Network topology refers to the arrangement of different elements (links, nodes, etc.) in a computer network. Common types of topologies include:

Network Topology Image
  • Star Topology: All devices are connected to a central hub.
  • Ring Topology: Devices are connected in a circular fashion.
  • Mesh Topology: Devices are interconnected, providing multiple paths for data.

Understanding these topologies helps in planning and managing networks effectively.

Step 2: Discovering Network Devices

To start mapping your network, you need to identify all the devices connected to it. Use the following command to scan your local network:

$ nmap -sn 192.168.1.0/24

Expected Output:

You should see output similar to this:

Starting Nmap 7.80 ( https://nmap.org ) at 2024-09-19 10:00 UTC
Nmap scan report for 192.168.1.1
Host is up (0.025s latency).
MAC Address: AA:BB:CC:DD:EE:FF (Router Manufacturer)

Nmap scan report for 192.168.1.10
Host is up (0.013s latency).
MAC Address: 11:22:33:44:55:66 (Device Manufacturer)

Nmap scan report for 192.168.1.20
Host is up (0.019s latency).
MAC Address: 77:88:99:AA:BB:CC (Device Manufacturer)

Nmap done: 256 IP addresses (3 hosts up) scanned in 3.45 seconds

This output lists all devices connected to your network, along with their IP and MAC addresses.

Step 3: Mapping Network Connections

Next, you can analyze how data travels between devices using the traceroute feature of Nmap. This command will show the path packets take to reach a specific device:

$ nmap --traceroute 192.168.1.1

Expected Output:

The output will look like this:

Starting Nmap 7.80 ( https://nmap.org ) at 2024-09-19 10:05 UTC
Nmap scan report for 192.168.1.1
Host is up (0.025s latency).
TRACEROUTE (using port 33434/tcp)
HOP RTT    ADDRESS
1   0.25 ms 192.168.1.1
2   1.05 ms 192.168.1.10
3   1.10 ms 192.168.1.20

This output shows the route taken to reach the target device, along with the round-trip times (RTTs) for each hop.

Step 4: Visualizing Network Topology

While Nmap provides valuable information, visualizing the data can help you better understand your network’s structure. To export your scan results for further analysis, use the following command:

nmap -sn 192.168.1.0/24 -oG network_scan.txt

Expected Output:

This command creates a file named network_scan.txt with the scan results in a grepable format, allowing you to analyze it further or visualize it using external tools.

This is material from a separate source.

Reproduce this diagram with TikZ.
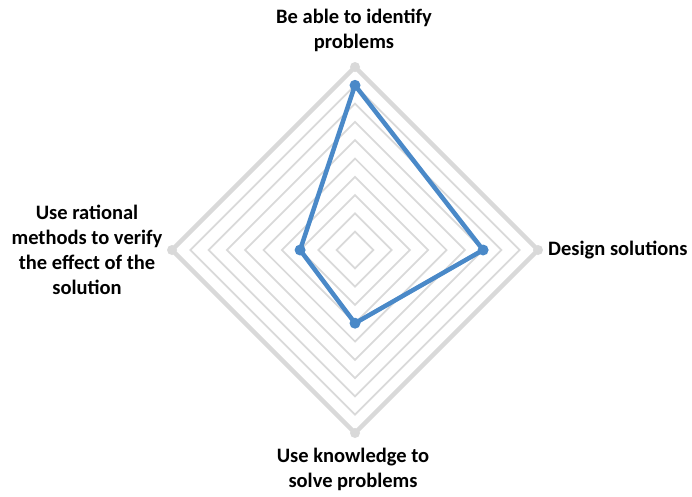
\documentclass[tikz,border=0pt]{standalone}
\usepackage{fontspec}
\setmainfont{Carlito}
\definecolor{gridc}{HTML}{D9D9D9}
\definecolor{datac}{HTML}{4A89C8}
\begin{document}
\begin{tikzpicture}[x=1pt,y=-1pt,
  lbl/.style={font=\fontsize{20.5}{25}\selectfont\bfseries, align=center, text=black, inner sep=0pt},
  ring/.style={draw=gridc, line width=1.75pt, line join=miter},
  outerring/.style={draw=gridc, line width=4.5pt, line join=round},
  datadot/.style={circle, fill=datac, inner sep=0pt, minimum size=11pt},
  griddot/.style={circle, fill=gridc, inner sep=0pt, minimum size=10pt},
  series/.style={draw=datac, line width=4.5pt, line join=round}]
\useasboundingbox (0,0) rectangle (692,496);
\def\cx{355}\def\cy{250}\def\u{18.3}
% inner rings
\foreach \k in {1,...,9}{
  \draw[ring] ({\cx},{\cy-\k*\u}) -- ({\cx+\k*\u},{\cy}) -- ({\cx},{\cy+\k*\u}) -- ({\cx-\k*\u},{\cy}) -- cycle;
}
% outer ring
\node[griddot] (ot) at ({\cx},{\cy-10*\u}) {};
\node[griddot] (or) at ({\cx+10*\u},{\cy}) {};
\node[griddot] (ob) at ({\cx},{\cy+10*\u}) {};
\node[griddot] (ol) at ({\cx-10*\u},{\cy}) {};
\draw[outerring] (ot.center) -- (or.center) -- (ob.center) -- (ol.center) -- cycle;
% data series
\node[datadot] (dt) at ({\cx},{\cy-9*\u}) {};
\node[datadot] (dr) at ({\cx+7*\u},{\cy}) {};
\node[datadot] (db) at ({\cx},{\cy+4*\u}) {};
\node[datadot] (dl) at ({\cx-3*\u},{\cy}) {};
\draw[series] (dt.center) -- (dr.center) -- (db.center) -- (dl.center) -- cycle;
% labels
\node[lbl] (lt) at (354,30) {Be able to identify\\problems};
\node[lbl, anchor=west] (lr) at (548,250) {Design solutions};
\node[lbl] (lb) at (353,469) {Use knowledge to\\solve problems};
\node[lbl] (ll) at (87,250) {Use rational\\methods to verify\\the effect of the\\solution};
\end{tikzpicture}
\end{document}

# Nmap 7.80 scan initiated Fri Sep 19 10:10:00 2024 as: nmap -sn 192.168.1.0/24 -oG network_scan.txt
Host: 192.168.1.1 (router)  Status: Up
Host: 192.168.1.1 (router)  Ports: 80/open/tcp//http///;  MAC Address: AA:BB:CC:DD:EE:FF (Router Manufacturer)
Host: 192.168.1.10 (device1)  Status: Up
Host: 192.168.1.10 (device1)  Ports: 22/open/tcp//ssh///;  MAC Address: 11:22:33:44:55:66 (Device Manufacturer)
Host: 192.168.1.20 (device2)  Status: Up
Host: 192.168.1.20 (device2)  Ports: 80/open/tcp//http///;  MAC Address: 77:88:99:AA:BB:CC (Device Manufacturer)
# Nmap done at Fri Sep 19 10:10:10 2024 -- 256 IP addresses (3 hosts up) scanned in 3.45 seconds

Step 5: Analyzing Results

Review the scan results to identify devices and their connections. Look for:

  • Potential Bottlenecks: Identify devices that could slow down your network.
  • Security Vulnerabilities: Check for unauthorized devices that might be on the network.

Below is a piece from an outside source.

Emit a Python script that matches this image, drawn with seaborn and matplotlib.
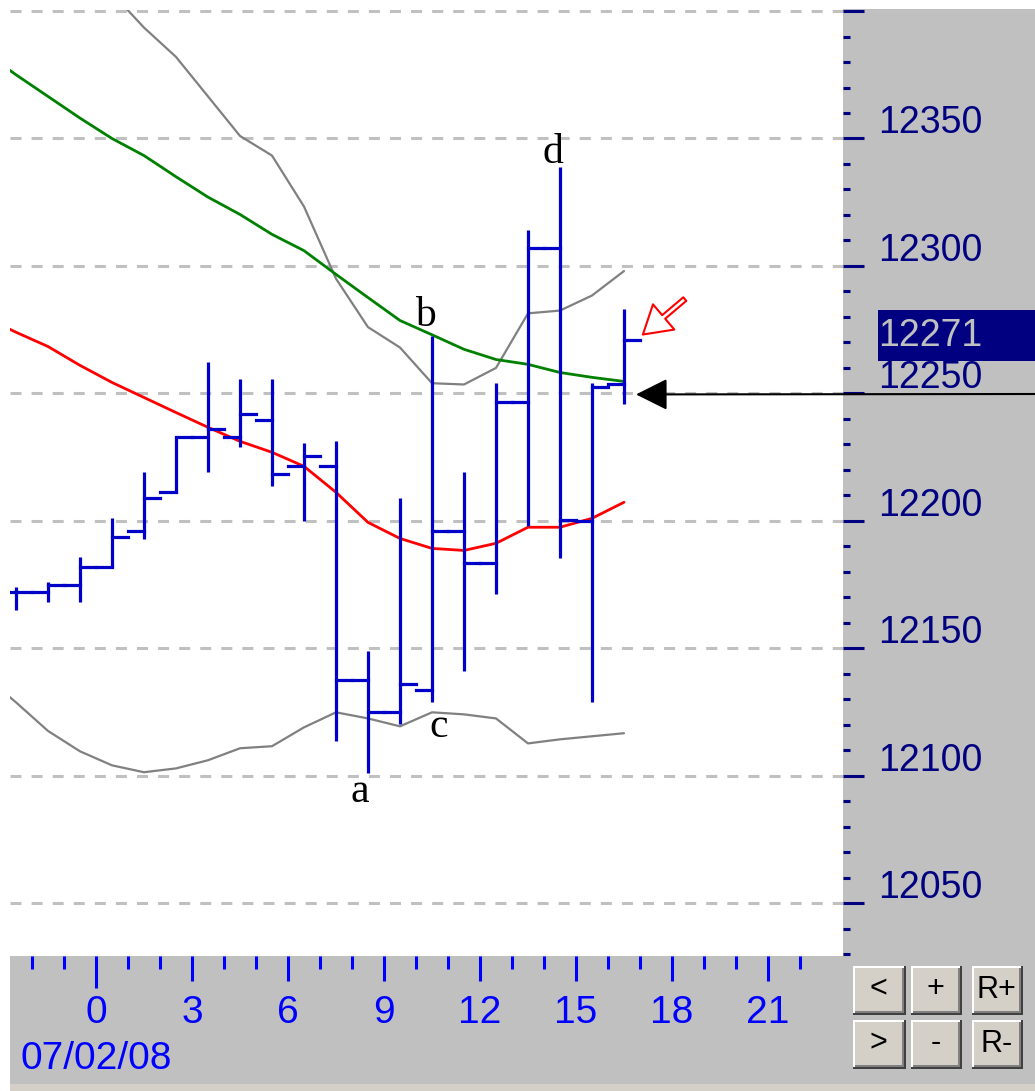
import numpy as np
import pandas as pd
import matplotlib.pyplot as plt
import matplotlib.transforms as mtransforms
from matplotlib.patches import Rectangle
from matplotlib.ticker import MultipleLocator
import seaborn as sns

# hourly OHLC bars for 07/02/08 (x = hour of the bar)
bar_hours = np.arange(-2.5, 17, 1.0)
opens = [12172, 12172, 12175, 12182, 12196, 12211.5, 12233, 12233, 12239.5, 12221.5,
         12221.5, 12137.5, 12125, 12133.5, 12196, 12183.5, 12246.5, 12307, 12200, 12253.5]
highs = [12174, 12176, 12186, 12201, 12219, 12233, 12262.5, 12255.5, 12255.5, 12230.5,
         12231.5, 12149, 12209, 12272.5, 12219, 12254, 12314, 12339, 12254, 12283]
lows = [12165, 12168, 12168, 12182, 12193, 12211, 12219, 12229, 12213.5, 12200,
        12113.5, 12101, 12120.5, 12129, 12141, 12171.5, 12198, 12185.5, 12129, 12246]
closes = [12172, 12175, 12182, 12193.5, 12209, 12233, 12236, 12242, 12218.5, 12225.5,
          12137.5, 12125, 12136, 12196, 12183.5, 12246.5, 12307, 12200.5, 12252.5, 12271]

# indicator lines (one point per bar, plus the bar before the left edge)
line_hours = np.arange(-3.5, 17, 1.0)
red_ma = [12280, 12274, 12268.4, 12261, 12254.3, 12248.4, 12242.5, 12236.7, 12231.2, 12226.9, 12221.4,
          12211.2, 12199.4, 12193.1, 12189.2, 12188.4, 12191.2, 12197.5, 12197.5, 12201, 12207.3]
green_ma = [12384, 12375, 12366.5, 12358, 12350, 12343.3, 12335, 12327, 12320.2, 12312.4, 12306,
            12296.7, 12287.6, 12278.6, 12273, 12267.3, 12263.3, 12261.4, 12258.2, 12256.3, 12254.7]
upper_band = [12465, 12450, 12435, 12420, 12407, 12393.5, 12382, 12366.5, 12351, 12343.3, 12323.3,
              12295, 12276, 12268, 12254, 12253.5, 12260, 12281.4, 12282.5, 12288.4, 12298]
lower_band = [12139.5, 12128.8, 12117.6, 12109.6, 12104.1, 12101.4, 12102.9, 12106.1, 12110.8, 12111.6, 12119,
              12124.9, 12122.5, 12119.4, 12124.9, 12124.1, 12122.5, 12112.7, 12114.3, 12115.5, 12116.7]

price_labels = [12050, 12100, 12150, 12200, 12250, 12300, 12350]
hour_labels = [0, 3, 6, 9, 12, 15, 18, 21]
tick_hours = np.arange(-2, 23)
date_label = "07/02/08"
last_price = "12271"
letters = [("a", 8.25, 12089.6), ("b", 10.28, 12276.3), ("c", 10.72, 12115.1), ("d", 14.28, 12340.2)]
buttons = [["<", "+", "R+"], [">", "-", "R-"]]

sns.set_style("white")
plt.rcParams['font.family'] = ['Liberation Sans', 'DejaVu Sans']

W, H = 1035, 1091
BLUE = "#0000c8"
NAVY = "#000080"
PANEL = "#c0c0c0"


def box(x0, y0, x1, y1):
    # pixel box measured from the top-left -> figure fraction rect
    return [x0 / W, 1 - y1 / H, (x1 - x0) / W, (y1 - y0) / H]


def rect(x0, y0, x1, y1, color, z=-1):
    l, b, w, h = box(x0, y0, x1, y1)
    fig.add_artist(Rectangle((l, b), w, h, transform=fig.transFigure,
                             facecolor=color, edgecolor="none", zorder=z))


fig = plt.figure(figsize=(W / 100, H / 100), dpi=100)

# grey frame panels
rect(843, 9, 1035, 956, PANEL)
rect(10, 956, 1035, 1084, PANEL)
rect(10, 1084, 1035, 1091, "#d4d0c8")

ax = fig.add_axes(box(10, 9.5, 843, 955))
ax.set_xlim((10 - 96) / 32, (843 - 96) / 32)
ax.set_ylim(12029.7, 12400.6)
for s in ax.spines.values():
    s.set_visible(False)

# dashed price grid
ax.yaxis.set_major_locator(MultipleLocator(50))
ax.yaxis.set_minor_locator(MultipleLocator(10))
ax.grid(axis="y", which="major", color=PANEL, lw=2.2, linestyle=(0, (3.6, 3.3)))
ax.grid(axis="x", visible=False)
ax.set_xticks([])
ax.yaxis.tick_right()
ax.tick_params(axis="y", which="major", direction="out", length=15, width=2.2,
               color=NAVY, labelright=False, labelleft=False)
ax.tick_params(axis="y", which="minor", direction="out", length=5, width=2.2,
               color=NAVY, labelright=False, labelleft=False)

# indicator lines
lines = pd.DataFrame({"hour": line_hours, "red": red_ma, "green": green_ma,
                      "upper": upper_band, "lower": lower_band})
sns.lineplot(data=lines, x="hour", y="upper", color="#808080", lw=1.6, ax=ax)
sns.lineplot(data=lines, x="hour", y="lower", color="#808080", lw=1.6, ax=ax)
sns.lineplot(data=lines, x="hour", y="green", color="#008000", lw=2.0, ax=ax)
sns.lineplot(data=lines, x="hour", y="red", color="#ff0000", lw=2.0, ax=ax)
ax.set_xlabel("")
ax.set_ylabel("")

# OHLC bars
ax.vlines(bar_hours, lows, highs, colors=BLUE, lw=2.3, zorder=4)
ax.hlines(opens, bar_hours - 0.5, bar_hours, colors=BLUE, lw=2.3, zorder=4, capstyle="projecting")
ax.hlines(closes, bar_hours, bar_hours + 0.5, colors=BLUE, lw=2.3, zorder=4, capstyle="projecting")

for txt, hx, vy in letters:
    ax.text(hx, vy, txt, ha="center", va="baseline", fontsize=30,
            family=["Liberation Serif", "DejaVu Serif"], color="black")

# arrows
ax.annotate("", xy=(16.875, 12249.6), xytext=(1035, H - 394), textcoords="figure pixels",
            annotation_clip=False,
            arrowprops=dict(arrowstyle="-|>,head_length=1.4,head_width=0.7", color="black",
                            lw=1.5, mutation_scale=14, shrinkA=0, shrinkB=0))
ax.annotate("", xy=(17.09, 12273.1), xytext=(18.4, 12287), annotation_clip=False,
            arrowprops=dict(arrowstyle="simple,head_length=0.7,head_width=0.85,tail_width=0.12",
                            fc="white", ec="red", lw=1.5, mutation_scale=28, shrinkA=0, shrinkB=0))

# right price scale labels
lab_tf = mtransforms.offset_copy(ax.get_yaxis_transform(), fig=fig, x=35, y=15, units="dots")
for v in price_labels:
    ax.text(1, v, str(v), transform=lab_tf, ha="left", va="center", fontsize=27,
            color=NAVY, clip_on=False)
rect(878, 310, 1035, 361, NAVY, z=-0.5)
fig.text(878 / W, 1 - 336 / H, last_price, ha="left", va="center", fontsize=27, color=PANEL)

# bottom hour scale
axb = fig.add_axes(box(10, 956, 843, 1084))
axb.set_xlim(ax.get_xlim())
axb.set_ylim(128, 0)
axb.set_axis_off()
tick_len = [32 if h == 0 else (25 if h % 3 == 0 else 13) for h in tick_hours]
axb.vlines(tick_hours, 0, tick_len, colors="#0000ff", lw=2.2)
for h in hour_labels:
    axb.text(h, 57, str(h), ha="center", va="center", fontsize=28, color="#0000ff")
fig.text(21 / W, 1 - 1059 / H, date_label, ha="left", va="center", fontsize=28, color="#0000ff")

# navigation buttons
cols = [(853, 906), (911, 962), (972, 1023)]
rows = [(966, 1015), (1020, 1069)]
for r, (y0, y1) in enumerate(rows):
    for c, (x0, x1) in enumerate(cols):
        rect(x0, y0, x1, y1, "#404040", z=1)
        rect(x0, y0, x1 - 2, y1 - 2, "white", z=1)
        rect(x0 + 2, y0 + 2, x1 - 2, y1 - 2, "#808080", z=1)
        rect(x0 + 2, y0 + 2, x1 - 4, y1 - 4, "#d4d0c8", z=1)
        fig.text((x0 + x1 - 2) / 2 / W, 1 - (y0 + y1 - 2) / 2 / H, buttons[r][c],
                 ha="center", va="center", fontsize=22, color="black", zorder=2)

fig.savefig("out.png", dpi=100)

By understanding the topology, you can take appropriate measures to optimize performance and enhance security.

Conclusion

In this guide, we explored how to effectively map network topology with Nmap in Termux. By identifying devices, analyzing connections, and visualizing results, you can gain valuable insights into your network’s structure. Regularly mapping your network can help maintain security and performance.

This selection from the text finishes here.